Communicoction

Zen for all you Cynics

Posted in Uncategorized by Vikram on March 13, 2012

In Zen Buddhism there exists a construct called the Koan, which, to non-Buddhists, appear as beguiling paradoxes, but it is evident that Buddhist and non-Buddhist alike share a connection to the Koan through a common concept: humour.

A Koan is, in essence, a tool.   It can be a phrase, story, or question used to open a Zen Buddhist’s mind to the meaning of perception and the nature of the mind.  Zen masters provide students with these Koans, such as the well-known “what is the sound of one hand clapping?”

Many Zen Buddhist students will attempt to use their rational mind to provide an answer or seek meaning in understanding the Koan, but the purpose of the Koan is not to discover an answer, or even think about the nature of the question itself; rather, the intent lies in removing oneself from one’s ego, and the habitual responses that are formed through simply living one’s life.  Once a student begins to discover their true nature, they begin to understand the intent of the Koan.

So how does this all relate to humour?

Inasmuch as we form habits and thought patterns, we are surprised when habits and patterns don’t pan out according to their predicted intent.  This is, in essence, the basis of humour.  Humour looks to defy expectations, and through this incongruity between expectation and reality, we are surprised, and we laugh.  Consequently, in order to understand humourous phenomena, we must remove ourselves from our common frame of reference.   Once we look at life as a pattern by understanding our collective thought patterns and reactions to certain stimuli, we can create reactions that don’t match what these stimuli “should” evoke, and we have comedy.

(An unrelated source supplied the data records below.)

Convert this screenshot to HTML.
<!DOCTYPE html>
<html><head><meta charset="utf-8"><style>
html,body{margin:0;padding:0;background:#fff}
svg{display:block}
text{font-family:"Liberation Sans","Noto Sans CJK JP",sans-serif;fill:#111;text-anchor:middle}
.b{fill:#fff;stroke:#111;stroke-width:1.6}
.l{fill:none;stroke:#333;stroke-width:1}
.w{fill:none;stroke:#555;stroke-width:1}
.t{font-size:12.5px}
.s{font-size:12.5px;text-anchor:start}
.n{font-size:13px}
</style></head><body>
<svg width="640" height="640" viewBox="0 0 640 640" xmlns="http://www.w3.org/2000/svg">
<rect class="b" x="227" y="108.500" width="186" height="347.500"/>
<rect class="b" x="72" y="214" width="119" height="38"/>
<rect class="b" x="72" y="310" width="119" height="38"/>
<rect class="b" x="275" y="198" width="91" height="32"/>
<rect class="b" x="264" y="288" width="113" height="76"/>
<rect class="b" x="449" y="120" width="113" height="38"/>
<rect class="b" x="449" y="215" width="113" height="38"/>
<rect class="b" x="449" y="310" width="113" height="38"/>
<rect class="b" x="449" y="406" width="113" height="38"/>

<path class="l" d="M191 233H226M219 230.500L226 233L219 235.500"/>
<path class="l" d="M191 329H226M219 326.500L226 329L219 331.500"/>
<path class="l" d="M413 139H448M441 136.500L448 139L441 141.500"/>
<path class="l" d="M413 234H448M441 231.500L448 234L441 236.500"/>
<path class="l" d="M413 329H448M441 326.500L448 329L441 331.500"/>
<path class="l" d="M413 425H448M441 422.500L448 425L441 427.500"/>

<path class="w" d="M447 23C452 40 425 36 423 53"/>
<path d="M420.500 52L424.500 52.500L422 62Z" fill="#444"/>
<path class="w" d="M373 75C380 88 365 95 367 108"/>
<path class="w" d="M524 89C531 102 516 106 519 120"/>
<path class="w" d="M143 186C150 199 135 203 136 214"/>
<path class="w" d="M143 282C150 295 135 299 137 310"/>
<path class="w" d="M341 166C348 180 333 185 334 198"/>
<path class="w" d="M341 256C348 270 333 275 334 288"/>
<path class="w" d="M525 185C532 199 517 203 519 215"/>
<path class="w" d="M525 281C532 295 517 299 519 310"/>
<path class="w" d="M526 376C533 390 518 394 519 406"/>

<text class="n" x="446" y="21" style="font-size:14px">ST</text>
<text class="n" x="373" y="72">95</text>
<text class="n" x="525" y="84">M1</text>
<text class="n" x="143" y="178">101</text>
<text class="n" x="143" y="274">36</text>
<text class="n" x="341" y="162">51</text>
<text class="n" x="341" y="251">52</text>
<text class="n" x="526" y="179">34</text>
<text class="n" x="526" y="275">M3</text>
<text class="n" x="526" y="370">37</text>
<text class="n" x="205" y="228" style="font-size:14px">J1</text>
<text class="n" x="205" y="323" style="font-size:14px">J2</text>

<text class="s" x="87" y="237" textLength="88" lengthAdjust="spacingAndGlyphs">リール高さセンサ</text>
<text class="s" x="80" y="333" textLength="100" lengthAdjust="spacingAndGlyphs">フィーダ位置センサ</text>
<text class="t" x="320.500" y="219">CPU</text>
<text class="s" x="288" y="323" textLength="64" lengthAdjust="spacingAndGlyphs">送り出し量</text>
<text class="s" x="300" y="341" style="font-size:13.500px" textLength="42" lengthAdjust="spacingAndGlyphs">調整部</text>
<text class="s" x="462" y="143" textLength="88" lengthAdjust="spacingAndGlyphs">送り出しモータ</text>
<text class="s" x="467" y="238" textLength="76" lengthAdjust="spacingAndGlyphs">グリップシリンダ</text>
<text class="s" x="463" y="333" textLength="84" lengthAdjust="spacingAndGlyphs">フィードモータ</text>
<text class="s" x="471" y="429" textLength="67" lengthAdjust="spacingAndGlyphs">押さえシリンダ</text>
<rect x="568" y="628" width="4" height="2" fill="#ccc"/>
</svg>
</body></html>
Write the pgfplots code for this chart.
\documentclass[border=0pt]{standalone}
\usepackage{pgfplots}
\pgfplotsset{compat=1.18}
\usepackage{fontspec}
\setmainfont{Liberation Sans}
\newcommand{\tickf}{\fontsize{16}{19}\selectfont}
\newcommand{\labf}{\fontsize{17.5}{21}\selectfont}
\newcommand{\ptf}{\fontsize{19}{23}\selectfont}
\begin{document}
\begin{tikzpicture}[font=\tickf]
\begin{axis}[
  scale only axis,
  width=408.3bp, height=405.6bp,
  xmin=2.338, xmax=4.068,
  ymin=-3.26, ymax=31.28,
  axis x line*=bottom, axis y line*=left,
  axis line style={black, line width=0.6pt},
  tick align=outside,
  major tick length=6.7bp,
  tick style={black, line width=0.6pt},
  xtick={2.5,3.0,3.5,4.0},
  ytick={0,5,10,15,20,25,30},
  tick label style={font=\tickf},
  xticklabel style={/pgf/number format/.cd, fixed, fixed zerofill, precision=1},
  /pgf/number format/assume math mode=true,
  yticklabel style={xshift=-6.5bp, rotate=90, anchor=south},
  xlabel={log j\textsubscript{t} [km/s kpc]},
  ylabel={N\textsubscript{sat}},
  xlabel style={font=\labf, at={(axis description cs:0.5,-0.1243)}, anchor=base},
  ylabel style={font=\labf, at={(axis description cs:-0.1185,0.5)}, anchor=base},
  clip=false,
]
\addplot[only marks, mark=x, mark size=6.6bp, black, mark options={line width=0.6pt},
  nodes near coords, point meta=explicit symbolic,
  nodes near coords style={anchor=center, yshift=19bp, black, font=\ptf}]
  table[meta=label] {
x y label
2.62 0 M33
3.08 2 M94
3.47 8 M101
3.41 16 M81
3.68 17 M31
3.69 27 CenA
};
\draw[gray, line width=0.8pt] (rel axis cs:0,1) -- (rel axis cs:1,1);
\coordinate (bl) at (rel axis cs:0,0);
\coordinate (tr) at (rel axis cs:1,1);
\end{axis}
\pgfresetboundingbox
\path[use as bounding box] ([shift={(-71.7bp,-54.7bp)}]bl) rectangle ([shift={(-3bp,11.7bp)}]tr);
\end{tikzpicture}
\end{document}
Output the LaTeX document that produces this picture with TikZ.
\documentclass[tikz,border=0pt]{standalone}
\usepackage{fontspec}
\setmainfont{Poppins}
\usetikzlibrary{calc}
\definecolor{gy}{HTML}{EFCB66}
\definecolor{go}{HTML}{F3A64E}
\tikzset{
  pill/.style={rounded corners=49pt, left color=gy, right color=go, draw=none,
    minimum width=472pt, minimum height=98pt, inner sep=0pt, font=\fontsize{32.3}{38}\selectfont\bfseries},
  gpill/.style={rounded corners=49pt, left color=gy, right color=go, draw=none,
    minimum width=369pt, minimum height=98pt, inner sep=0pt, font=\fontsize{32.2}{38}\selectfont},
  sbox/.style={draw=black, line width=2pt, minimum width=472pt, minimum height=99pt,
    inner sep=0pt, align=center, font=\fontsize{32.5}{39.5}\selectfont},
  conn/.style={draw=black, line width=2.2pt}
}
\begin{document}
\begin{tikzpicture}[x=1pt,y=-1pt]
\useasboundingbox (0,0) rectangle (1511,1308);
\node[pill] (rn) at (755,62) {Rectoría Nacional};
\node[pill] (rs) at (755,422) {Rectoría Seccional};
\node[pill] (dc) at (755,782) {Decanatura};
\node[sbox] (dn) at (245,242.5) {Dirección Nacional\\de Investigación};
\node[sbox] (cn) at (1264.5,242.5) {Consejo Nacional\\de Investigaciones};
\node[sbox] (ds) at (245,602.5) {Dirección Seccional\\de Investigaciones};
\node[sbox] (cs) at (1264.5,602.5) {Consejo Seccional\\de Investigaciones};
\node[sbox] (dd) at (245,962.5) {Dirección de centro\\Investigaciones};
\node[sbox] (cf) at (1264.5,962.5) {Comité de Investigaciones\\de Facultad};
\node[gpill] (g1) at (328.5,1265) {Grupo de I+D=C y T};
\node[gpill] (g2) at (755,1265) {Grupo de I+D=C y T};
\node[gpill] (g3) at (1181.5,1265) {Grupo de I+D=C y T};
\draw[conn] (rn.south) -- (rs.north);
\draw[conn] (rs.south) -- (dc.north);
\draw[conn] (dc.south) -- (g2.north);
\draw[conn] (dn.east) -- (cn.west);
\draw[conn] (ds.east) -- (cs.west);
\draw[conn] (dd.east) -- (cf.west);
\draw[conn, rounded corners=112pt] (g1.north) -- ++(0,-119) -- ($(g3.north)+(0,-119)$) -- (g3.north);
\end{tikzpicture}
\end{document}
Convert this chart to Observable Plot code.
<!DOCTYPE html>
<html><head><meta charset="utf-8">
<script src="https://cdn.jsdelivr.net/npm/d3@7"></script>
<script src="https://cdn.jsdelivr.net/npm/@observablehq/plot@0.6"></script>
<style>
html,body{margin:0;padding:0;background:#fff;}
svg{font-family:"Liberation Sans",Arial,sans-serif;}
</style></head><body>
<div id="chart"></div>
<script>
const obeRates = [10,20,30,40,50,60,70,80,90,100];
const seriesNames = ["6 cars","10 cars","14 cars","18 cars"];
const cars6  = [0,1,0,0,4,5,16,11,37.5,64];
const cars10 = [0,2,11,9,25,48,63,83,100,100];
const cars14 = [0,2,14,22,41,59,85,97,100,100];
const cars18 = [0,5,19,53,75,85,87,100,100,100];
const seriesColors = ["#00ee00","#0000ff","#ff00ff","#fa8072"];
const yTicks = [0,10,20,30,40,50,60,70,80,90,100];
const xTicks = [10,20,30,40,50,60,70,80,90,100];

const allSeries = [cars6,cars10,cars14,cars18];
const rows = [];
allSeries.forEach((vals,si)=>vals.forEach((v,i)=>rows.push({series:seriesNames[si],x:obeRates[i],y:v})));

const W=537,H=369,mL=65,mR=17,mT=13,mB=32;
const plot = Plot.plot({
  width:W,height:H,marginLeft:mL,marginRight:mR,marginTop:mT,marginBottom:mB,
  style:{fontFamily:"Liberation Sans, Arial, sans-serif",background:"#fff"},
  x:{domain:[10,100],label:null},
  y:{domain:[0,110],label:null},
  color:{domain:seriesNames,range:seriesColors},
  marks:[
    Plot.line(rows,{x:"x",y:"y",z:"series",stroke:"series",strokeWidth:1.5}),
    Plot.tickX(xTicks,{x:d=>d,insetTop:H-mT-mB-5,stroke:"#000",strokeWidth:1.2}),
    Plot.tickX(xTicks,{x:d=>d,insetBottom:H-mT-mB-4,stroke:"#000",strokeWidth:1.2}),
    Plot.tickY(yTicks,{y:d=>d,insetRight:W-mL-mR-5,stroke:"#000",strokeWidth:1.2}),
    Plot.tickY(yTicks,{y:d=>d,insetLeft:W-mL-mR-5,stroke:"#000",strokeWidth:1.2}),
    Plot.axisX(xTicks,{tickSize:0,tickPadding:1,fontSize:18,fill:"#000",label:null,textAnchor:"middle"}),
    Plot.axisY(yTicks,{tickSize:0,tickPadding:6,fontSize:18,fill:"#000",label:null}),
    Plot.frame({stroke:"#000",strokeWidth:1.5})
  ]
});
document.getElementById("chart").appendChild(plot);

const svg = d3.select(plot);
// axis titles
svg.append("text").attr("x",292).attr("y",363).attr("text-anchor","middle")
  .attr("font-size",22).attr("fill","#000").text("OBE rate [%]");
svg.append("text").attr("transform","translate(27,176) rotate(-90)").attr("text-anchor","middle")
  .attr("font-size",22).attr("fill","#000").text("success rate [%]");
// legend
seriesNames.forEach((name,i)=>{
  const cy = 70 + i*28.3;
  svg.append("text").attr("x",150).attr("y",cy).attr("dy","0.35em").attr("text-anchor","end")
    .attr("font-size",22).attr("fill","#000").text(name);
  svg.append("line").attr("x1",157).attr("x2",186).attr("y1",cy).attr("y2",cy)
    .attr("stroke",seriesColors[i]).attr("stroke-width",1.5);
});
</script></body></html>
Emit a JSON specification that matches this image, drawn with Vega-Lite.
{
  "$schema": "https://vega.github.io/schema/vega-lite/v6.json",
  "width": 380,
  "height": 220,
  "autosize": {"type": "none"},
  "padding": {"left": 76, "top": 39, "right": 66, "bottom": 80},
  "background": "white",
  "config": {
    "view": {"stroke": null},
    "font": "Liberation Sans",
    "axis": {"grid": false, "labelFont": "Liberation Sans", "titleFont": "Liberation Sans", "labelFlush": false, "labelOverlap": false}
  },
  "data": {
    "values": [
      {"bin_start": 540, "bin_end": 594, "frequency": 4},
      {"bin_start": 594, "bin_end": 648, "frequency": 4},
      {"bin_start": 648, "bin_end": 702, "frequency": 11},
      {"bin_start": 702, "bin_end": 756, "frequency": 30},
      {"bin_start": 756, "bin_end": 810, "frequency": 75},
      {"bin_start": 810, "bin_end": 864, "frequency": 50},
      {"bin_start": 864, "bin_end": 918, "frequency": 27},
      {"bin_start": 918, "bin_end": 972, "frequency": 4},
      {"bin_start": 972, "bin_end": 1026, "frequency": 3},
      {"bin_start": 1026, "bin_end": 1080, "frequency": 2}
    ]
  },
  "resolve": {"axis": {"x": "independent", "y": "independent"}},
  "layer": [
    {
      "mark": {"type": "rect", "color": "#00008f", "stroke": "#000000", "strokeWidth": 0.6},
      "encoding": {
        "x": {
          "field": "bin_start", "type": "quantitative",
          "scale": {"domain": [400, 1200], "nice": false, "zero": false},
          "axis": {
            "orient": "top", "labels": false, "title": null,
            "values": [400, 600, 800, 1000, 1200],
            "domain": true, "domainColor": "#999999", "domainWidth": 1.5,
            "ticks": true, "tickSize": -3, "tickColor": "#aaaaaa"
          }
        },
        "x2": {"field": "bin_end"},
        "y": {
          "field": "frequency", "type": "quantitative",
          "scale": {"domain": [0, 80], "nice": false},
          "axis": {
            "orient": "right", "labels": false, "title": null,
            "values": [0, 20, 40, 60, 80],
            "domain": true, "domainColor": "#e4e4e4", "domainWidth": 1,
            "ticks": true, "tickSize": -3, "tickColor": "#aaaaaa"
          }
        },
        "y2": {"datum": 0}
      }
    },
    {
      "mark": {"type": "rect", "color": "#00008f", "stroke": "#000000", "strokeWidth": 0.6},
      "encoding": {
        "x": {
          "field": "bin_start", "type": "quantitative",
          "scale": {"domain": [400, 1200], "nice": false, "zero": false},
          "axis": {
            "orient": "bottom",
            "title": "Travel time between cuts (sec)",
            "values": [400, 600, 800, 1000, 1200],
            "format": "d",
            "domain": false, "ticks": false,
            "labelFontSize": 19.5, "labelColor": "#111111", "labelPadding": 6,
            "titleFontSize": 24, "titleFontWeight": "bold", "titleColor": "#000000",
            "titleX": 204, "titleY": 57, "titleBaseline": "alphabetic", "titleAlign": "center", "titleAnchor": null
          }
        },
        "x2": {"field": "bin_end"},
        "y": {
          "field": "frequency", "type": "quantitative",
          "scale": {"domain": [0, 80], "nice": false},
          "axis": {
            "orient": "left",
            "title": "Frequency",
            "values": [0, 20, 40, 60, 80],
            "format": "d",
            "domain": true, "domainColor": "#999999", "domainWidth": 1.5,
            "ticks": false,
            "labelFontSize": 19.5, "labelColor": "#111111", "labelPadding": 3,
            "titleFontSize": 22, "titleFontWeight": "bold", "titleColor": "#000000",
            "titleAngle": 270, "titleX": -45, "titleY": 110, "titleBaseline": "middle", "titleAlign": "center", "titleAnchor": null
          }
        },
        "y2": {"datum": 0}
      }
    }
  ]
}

In other words, in order to be humourous we need to understand ourselves.

So, “being Zen” isn’t as far away from everyday life as you might think it is.  Detaching ourselves from our rational mind by cracking a joke is something we all do, day-in, day-out, to varying degrees.  Of course, the idea of a Koan is to reach the state of Satori, in which the true nature of reality is glimpsed, unencumbered by logic or personhood.  While humour does not go that far, certainly the concept is similar.

Indeed, jokes and humour can be Koans.  The simple and non-topical “Why did the chicken cross the road” can easily be compared to a Koan since it requires an understanding of expectation, and what in our nature evokes that expectation.   And if it were a Koan, I’d have to say there was a pretty good reason the chicken crossed that road: to force us to understand ourselves.